SORU: Cumhurbaşkanı iyi şeyler olacağını söyledi.. Sizse ihanet projesi , diyorsunuz…
Devletin zirvesi bellidir. Bir uzlaşma varsa bu proje ile ilgili. Devletin zirvesinde olan kurum ve kişiler ‘evet biz bu projenin arkasındayız’ diye açıklama yapmalı. Aksine uyum değil çatışma var, devletin zirvesinde. Uyum nerede? Bu bir yıkım projesidir. Bu şekli ile devam ederse ihanete doğru gidiyor demektir. MHP bu kanaattedir. Bu yıkım projesine kim katılıyorsa ihanete doğru gidiyor demektir.
SORU: ileride nasıl bir Türkiye görüyorsunuz?
Kargaşa, kardeş kavgasının iç çatışmanın emarelerini taşır. Bu ülkede birlikte yaşıyoruz. Bu nedenle AKP Kızılcahamam’da bir daha toplanmalı ve nereye götürüyoruz ülkeyi diye düşünmeleri, hatalarından dönmelerinde yarar vardır. Açılım projesinden vazgeçmelerinde yarar vardır. Başbakan saymayı 36’ya kadar biliyor. Nerden bulmuşsa, Türkiye’de 36 etnik köken var, diyor. Herkesi birbirine düşman haline getiriyor. Bundan vazgeçmeli. Yoksa sandıktan ne olacağını görecektir.
DTP’LİLERİ AKP’ YE ALSIN
SORU: DTP başka parti ile yola devam ederse, tansiyon düşer mi?
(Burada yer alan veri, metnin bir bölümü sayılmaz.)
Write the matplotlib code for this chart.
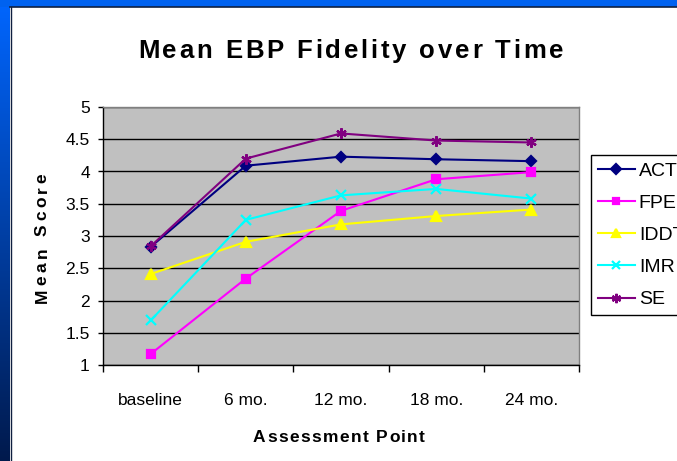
import numpy as np
import matplotlib
matplotlib.use("Agg")
import matplotlib.pyplot as plt
from matplotlib.patches import Rectangle
from matplotlib.font_manager import FontProperties

plt.rcParams['font.family'] = ['Liberation Sans', 'DejaVu Sans']

categories = ["baseline", "6 mo.", "12 mo.", "18 mo.", "24 mo."]
act = [2.83, 4.09, 4.23, 4.19, 4.16]
fpe = [1.17, 2.34, 3.39, 3.88, 3.99]
iddt = [2.41, 2.91, 3.18, 3.31, 3.41]
imr = [1.69, 3.25, 3.63, 3.73, 3.58]
se = [2.84, 4.20, 4.59, 4.48, 4.45]
series_names = ["ACT", "FPE", "IDDT", "IMR", "SE"]
y_ticks = [1, 1.5, 2, 2.5, 3, 3.5, 4, 4.5, 5]
title = "Mean EBP Fidelity over Time"
xlabel = "Assessment Point"
ylabel = "Mean Score"

W, H = 677, 461
fig = plt.figure(figsize=(W / 100, H / 100), dpi=100)
fig.patch.set_facecolor("white")

# blue frame: left gradient stripe and top stripe
bg = fig.add_axes([0, 0, 1, 1], zorder=-10)
bg.set_xlim(0, W)
bg.set_ylim(H, 0)
bg.axis("off")
grad = np.linspace(0, 1, 256).reshape(-1, 1)
top_c = np.array([0.0, 0.40, 1.0])
bot_c = np.array([0.0, 0.10, 0.30])
img = top_c[None, None, :] * (1 - grad[:, :, None]) + bot_c[None, None, :] * grad[:, :, None]
bg.imshow(img, extent=[0, 10, H, 0], aspect="auto", zorder=0)
bg.add_patch(Rectangle((0, 0), W, 7, facecolor="#0062f0", edgecolor="none", zorder=1))
bg.plot([10, W], [7.5, 7.5], color="#102040", lw=1.2, zorder=2)
bg.plot([10.5, 10.5], [7, H], color="#102040", lw=1.0, zorder=2)

ax = fig.add_axes([103 / W, 1 - 365 / H, 476 / W, 258 / H])
ax.set_facecolor("#C0C0C0")
x = np.arange(len(categories))

styles = [
    (act, "#000080", "D", 5.5),
    (fpe, "#FF00FF", "s", 5.5),
    (iddt, "#FFFF00", "^", 7),
    (imr, "#00FFFF", "x", 6.5),
    (se, "#800080", (6, 2, 0), 7.5),
]
for (vals, col, mk, ms), name in zip(styles, series_names):
    ax.plot(x, vals, color=col, lw=1.5, marker=mk, markersize=ms,
            markerfacecolor=col, markeredgecolor=col, markeredgewidth=1.6,
            label=name, zorder=3)

ax.set_xlim(-0.5, len(categories) - 0.5)
ax.set_ylim(1, 5)
ax.set_yticks(y_ticks)
ax.set_yticklabels([f"{v:g}" for v in y_ticks], fontsize=12.5)
ax.yaxis.grid(True, color="black", lw=1.0)
ax.set_axisbelow(True)
ax.set_xticks(np.arange(-0.5, len(categories), 1.0))
ax.set_xticklabels([])
ax.set_xticks(x, minor=True)
ax.set_xticklabels(categories, minor=True, fontsize=12.5)
ax.tick_params(axis="x", which="minor", length=0, pad=20)
ax.tick_params(axis="x", which="major", length=5, width=1, direction="out")
ax.tick_params(axis="y", length=3.5, width=1, direction="out", pad=6)
for s in ["top", "right"]:
    ax.spines[s].set_color("#808080")
    ax.spines[s].set_linewidth(1.0)
for s in ["left", "bottom"]:
    ax.spines[s].set_color("black")
    ax.spines[s].set_linewidth(1.0)

renderer = fig.canvas.get_renderer()


def spaced_text(s, cx, cy, size, target_len, rotation=0):
    """Draw bold text with extra letter spacing; cx, cy in pixels from top-left,
    cy is the baseline (horizontal) / cx is the baseline (vertical)."""
    prop = FontProperties(family="Liberation Sans", weight="bold", size=size)

    def w(t):
        return renderer.get_text_width_height_descent(t, prop, ismath=False)[0]

    base = w("||")
    advs = [w("|" + c + "|") - base for c in s]
    gap = (target_len - sum(advs)) / (len(s) - 1)
    pos = -target_len / 2
    for c, a in zip(s, advs):
        mid = pos + a / 2
        if rotation == 0:
            px, py = cx + mid, cy
        else:
            px, py = cx, cy - mid
        fig.text(px / W, 1 - py / H, c, fontproperties=prop, ha="center",
                 va="baseline", rotation=rotation, rotation_mode="anchor")
        pos += a + gap


spaced_text(title, 350.5, 58, 18.5, 425)
spaced_text(xlabel, 339, 442, 12.5, 172)
spaced_text(ylabel, 46.5, 238, 12.5, 130, rotation=90)

leg = ax.legend(loc="upper left", bbox_to_anchor=(591 / W, 1 - 155 / H),
                bbox_transform=fig.transFigure, fontsize=14, frameon=True,
                fancybox=False, edgecolor="black", framealpha=1, borderpad=0.36,
                handlelength=1.9, handletextpad=0.2, labelspacing=0.75,
                borderaxespad=0, markerscale=0.9)
leg.get_frame().set_linewidth(1.0)

fig.savefig("out.png", dpi=100)
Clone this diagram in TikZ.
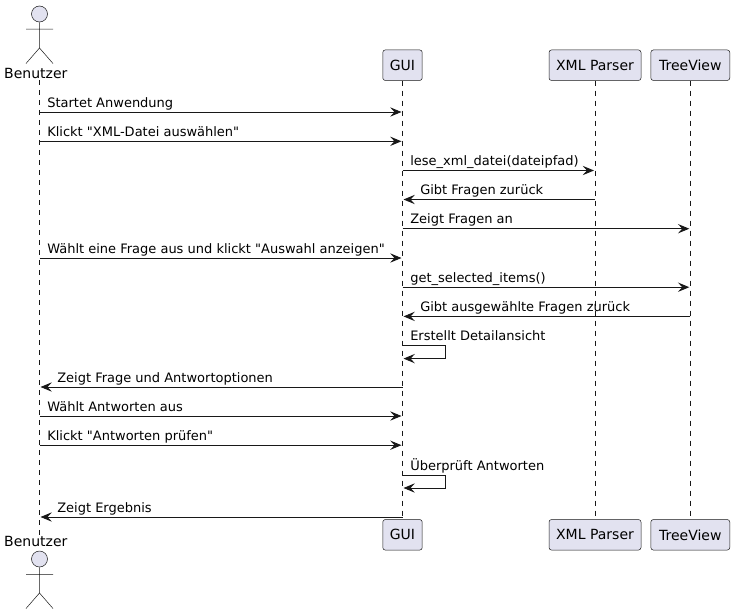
\documentclass[tikz,border=0pt]{standalone}
\usepackage{fontspec}
\defaultfontfeatures[\rmfamily]{}
\setmainfont{DejaVu Sans}
\usetikzlibrary{arrows.meta}
\definecolor{pfill}{HTML}{E2E2F0}
\definecolor{pline}{HTML}{181818}
\begin{document}
\begin{tikzpicture}[x=0.75pt,y=-0.75pt,
  part/.style={draw=pline,fill=pfill,line width=0.375pt,rounded corners=1.9pt,minimum height=22.9pt,inner sep=0pt,font=\fontsize{10.5}{12}\selectfont,text=black},
  actname/.style={font=\fontsize{10.5}{12}\selectfont,inner sep=0pt,anchor=base,text=black},
  life/.style={draw=pline,line width=0.375pt,dash pattern=on 3.75pt off 3.75pt},
  msg/.style={draw=pline,line width=0.75pt,-{Stealth[length=8.5pt,width=7pt,inset=3.2pt,color=pline]},shorten >=0.75pt},
  msgtxt/.style={font=\fontsize{9.75}{12}\selectfont,inner sep=0pt,anchor=base west,text=black},
  limb/.style={draw=pline,line width=0.375pt},
  acthead/.style={draw=pline,fill=pfill,line width=0.375pt,circle,minimum size=12pt,inner sep=0pt}]
\useasboundingbox (0,0) rectangle (735,614);
% lifeline anchors
\coordinate (bz) at (39.5,80);
\coordinate (bzb) at (39.5,535);
\node[part,minimum width=29.6pt] (gui) at (402.5,65.2) {GUI};
\node[part,minimum width=69pt] (xml) at (595,65.2) {XML Parser};
\node[part,minimum width=59.2pt] (tree) at (690.3,65.2) {TreeView};
\node[part,minimum width=29.6pt] (guib) at (402.5,534.8) {GUI};
\node[part,minimum width=69pt] (xmlb) at (595,534.8) {XML Parser};
\node[part,minimum width=59.2pt] (treeb) at (690.3,534.8) {TreeView};
\draw[life] (bz) -- (bzb);
\draw[life] (gui.south) -- (guib.north);
\draw[life] (xml.south) -- (xmlb.north);
\draw[life] (tree.south) -- (treeb.north);
% actors
\node[actname] (actt) at (35.8,78) {Benutzer};
\node[actname] (actb) at (35.8,546.5) {Benutzer};
\node[acthead] (headt) at (39.5,14) {};
\draw[limb] (headt.south) -- (39.5,48) (26,29) -- (53,29) (26,63.5) -- (39.5,48) -- (53,63.5);
\node[acthead] (headb) at (39.5,559) {};
\draw[limb] (headb.south) -- (39.5,593) (26,574.5) -- (53,574.5) (26,608.5) -- (39.5,593) -- (53,608.5);
% messages
\foreach \yy/\from/\to/\tx/\txt in {
  112/bz/gui/47/{Startet Anwendung},
  141.3/bz/gui/47/{Klickt "XML-Datei auswählen"},
  170.5/gui/xml/410/{lese\_xml\_datei(dateipfad)},
  199.5/xml/gui/420/{Gibt Fragen zurück},
  228.7/gui/tree/410/{Zeigt Fragen an},
  258/bz/gui/47/{Wählt eine Frage aus und klickt "Auswahl anzeigen"},
  287.2/gui/tree/410/{get\_selected\_items()},
  316.4/tree/gui/420/{Gibt ausgewählte Fragen zurück},
  387/gui/bz/57/{Zeigt Frage und Antwortoptionen},
  416/bz/gui/47/{Wählt Antworten aus},
  445.2/bz/gui/47/{Klickt "Antworten prüfen"},
  517/gui/bz/57/{Zeigt Ergebnis}}{
  \coordinate (p) at (0,\yy);
  \draw[msg] (\from |- p) -- (\to |- p);
  \node[msgtxt] at (\tx,\yy-5) {\txt};
}
% self messages
\coordinate (a1) at (402.5,345.6);
\coordinate (a2) at (445,345.6);
\coordinate (a3) at (445,358.6);
\coordinate (a4) at (402.5,358.6);
\draw[msg] (a1) -- (a2) -- (a3) -- (a4);
\node[msgtxt] (s1) at (410,340.5) {Erstellt Detailansicht};
\coordinate (b1) at (402.5,475);
\coordinate (b2) at (445,475);
\coordinate (b3) at (445,488);
\coordinate (b4) at (402.5,488);
\draw[msg] (b1) -- (b2) -- (b3) -- (b4);
\node[msgtxt] (s2) at (410,470) {Überprüft Antworten};
\end{tikzpicture}
\end{document}
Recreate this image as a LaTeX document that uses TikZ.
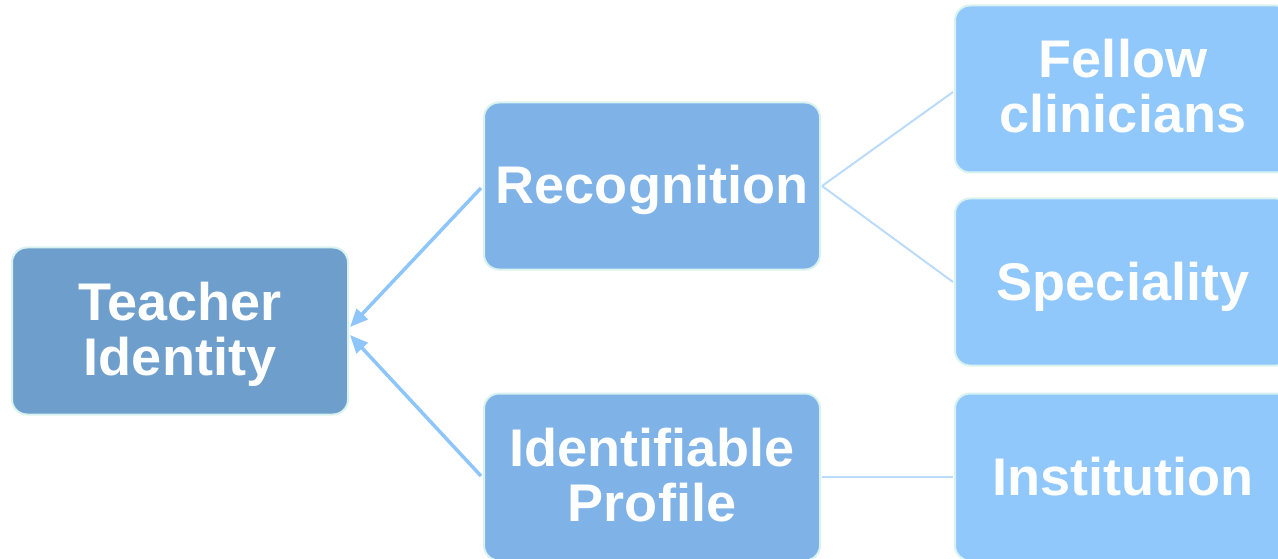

İstifaları meclis’te kabul edilmediği takdirde, önlerinde iki seçenek olduğu görülüyor. Bir dokunulmazlıkları ve özlük hakları kalmasına karşın, çalışmalara katılmama iki bir başka parti etrafında bütünleşmeleri ile yola devam edeceklerdir. Bu kendi tercihleridir. Bu tür yapılanmalarla nereye kadar gideceklerdir. Bunu iyi düşünmeleri gerek. Başbakan da inadına açılım, driyorsa ve AKP olarak istifaları kabul etmeyecekse, kurda kuşa yem etmeye gerek yok. AKP bünyesine alarak, açılımı birlikte yapmalarında fayda vardır.